Uwe Stoll von der Gesellschaft für Anlagen- und Reaktorsicherheit kritisiert, eine Reserve mache keinen Sinn. Entweder schalte man die Reaktoren ab oder gehe in den Streckbetrieb.

05.09.2022 | 09:47 min

Union: AKW-Entscheidung von Habeck fataler Fehler

Die Spitze der Unionsfraktion kritisierte die Entscheidung der Bundesregierung, zwei der drei verbliebenen Atomkraftwerke als Notreserve bis Mitte April vorzuhalten, als fatalen Fehler und parteipolitisch motiviert. So sagte der stellvertretende Unionsfraktionschef Jens Spahn (CDU):
Diese drei Kernkraftwerke könnten in dieser Krise sicher, verlässlich und bezahlbar Energie, Strom für Deutschland liefern. Und das sollten sie auch mindestens noch in den nächsten zwei Wintern tun.
Unionsfraktionschef Jens Spahn
Spahn nannte es bemerkenswert, dass das Kernkraftwerk im niedersächsischen Emsland anscheinend für einen Weiterbetrieb gar nicht in Betracht gezogen werde, obwohl es das neueste aller noch in Deutschland laufenden Kernkraftwerke sei. In Niedersachsen sei am 9. Oktober Landtagswahl. Die Grünen "schalten lieber klimaneutrale Kernkraftwerke ab und lassen dafür den Klimakiller Kohle in Zweifel mehr laufen.

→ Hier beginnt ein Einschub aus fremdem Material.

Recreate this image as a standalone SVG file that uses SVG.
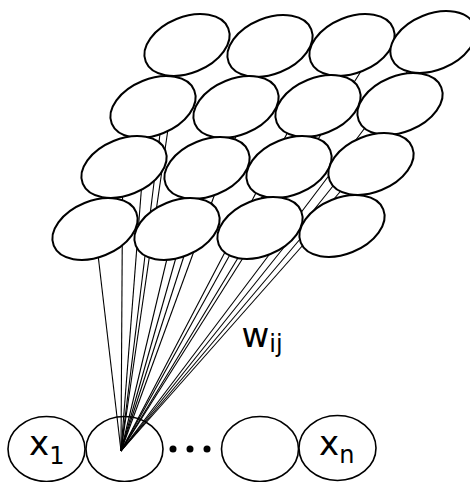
<svg xmlns="http://www.w3.org/2000/svg" width="470" height="482" viewBox="0 0 470 482">
<style>
.bg{fill:#fff}
.in ellipse{fill:#fff;stroke:#000;stroke-width:1.6}
.grid ellipse{fill:#fff;stroke:#000;stroke-width:2}
.conn line{stroke:#000;stroke-width:1.1}
.lbl{font-family:"DejaVu Sans",sans-serif;font-size:34px;fill:#000}
.sub{font-size:24px}
</style>
<rect class="bg" x="0" y="0" width="470" height="482"/>
<g class="in">
  <g id="in1"><ellipse cx="46.5" cy="449" rx="38.5" ry="32.5"/><text class="lbl" x="29" y="455">x<tspan class="sub" dy="9">1</tspan></text></g>
  <g id="in2"><ellipse cx="124.5" cy="449" rx="38.5" ry="32.5"/></g>
  <g id="dots"><circle cx="173" cy="449" r="3.5"/><circle cx="190" cy="449" r="3.5"/><circle cx="207" cy="449" r="3.5"/></g>
  <g id="in3"><ellipse cx="260" cy="449" rx="38.5" ry="32.5"/></g>
  <g id="in4"><ellipse cx="337.5" cy="448" rx="38.5" ry="32.5"/><text class="lbl" x="319" y="455">x<tspan class="sub" dy="8">n</tspan></text></g>
</g>
<g class="conn" id="connectors">
  <line x1="121" y1="451" x2="95" y2="229"/>
  <line x1="121" y1="451" x2="122.7" y2="167"/>
  <line x1="121" y1="451" x2="147.8" y2="107"/>
  <line x1="121" y1="451" x2="163.3" y2="107"/>
  <line x1="121" y1="451" x2="180.3" y2="45"/>
  <line x1="121" y1="451" x2="174.1" y2="229"/>
  <line x1="121" y1="451" x2="201.7" y2="167"/>
  <line x1="121" y1="451" x2="232.1" y2="107"/>
  <line x1="121" y1="451" x2="269.2" y2="45"/>
  <line x1="121" y1="451" x2="377.6" y2="45"/>
  <line x1="121" y1="451" x2="300.9" y2="107"/>
  <line x1="121" y1="451" x2="278.6" y2="167"/>
  <line x1="121" y1="451" x2="255.5" y2="229"/>
  <line x1="121" y1="451" x2="427.5" y2="45"/>
  <line x1="121" y1="451" x2="396.2" y2="107"/>
  <line x1="121" y1="451" x2="361" y2="167"/>
  <line x1="121" y1="451" x2="317.2" y2="229"/>
</g>
<g class="grid">
  <g id="n11"><ellipse rx="44.5" ry="28" transform="translate(187 45) rotate(-22)"/></g>
  <g id="n12"><ellipse rx="44.5" ry="28" transform="translate(270 46) rotate(-22)"/></g>
  <g id="n13"><ellipse rx="44.5" ry="28" transform="translate(352 45) rotate(-22)"/></g>
  <g id="n14"><ellipse rx="44.5" ry="28" transform="translate(433 42) rotate(-22)"/></g>
  <g id="n21"><ellipse rx="44.5" ry="28" transform="translate(153 107) rotate(-22)"/></g>
  <g id="n22"><ellipse rx="44.5" ry="28" transform="translate(236 107) rotate(-22)"/></g>
  <g id="n23"><ellipse rx="44.5" ry="28" transform="translate(318 106) rotate(-22)"/></g>
  <g id="n24"><ellipse rx="44.5" ry="28" transform="translate(400 104) rotate(-22)"/></g>
  <g id="n31"><ellipse rx="44.5" ry="28" transform="translate(124 167) rotate(-22)"/></g>
  <g id="n32"><ellipse rx="44.5" ry="28" transform="translate(207 168) rotate(-22)"/></g>
  <g id="n33"><ellipse rx="44.5" ry="28" transform="translate(289 167) rotate(-22)"/></g>
  <g id="n34"><ellipse rx="44.5" ry="28" transform="translate(371 164) rotate(-22)"/></g>
  <g id="n41"><ellipse rx="44.5" ry="28" transform="translate(95 229) rotate(-22)"/></g>
  <g id="n42"><ellipse rx="44.5" ry="28" transform="translate(177 229) rotate(-22)"/></g>
  <g id="n43"><ellipse rx="44.5" ry="28" transform="translate(260 228) rotate(-22)"/></g>
  <g id="n44"><ellipse rx="44.5" ry="28" transform="translate(342 226) rotate(-22)"/></g>
</g>
<text class="lbl" id="wij" x="241.5" y="347">w<tspan class="sub" dy="5">ij</tspan></text>
</svg>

Damit geht bei den Grünen die Ideologie der Partei vor den Interessen unseres Landes".
Auch CDU-Vorsitzender Friedrich Merz hatt den Weiterbetrieb der drei noch am Netz befindlichen Atomkraftwerke bereits im Vorfeld gefordert und eine Einstufung der Atommeiler in eine Notreserve als völlig ungenügend bezeichnet. "Volle Leistung dieser Kraftwerke am Netz und am Markt", sagte er vor der Sitzung der Unions-Bundestagsfraktion. Die Regierung müsse zudem neue Brennstäbe bestellen, damit die Atommeiler noch drei bis vier Jahre laufen könnten. Der Strom werde dringend gebraucht.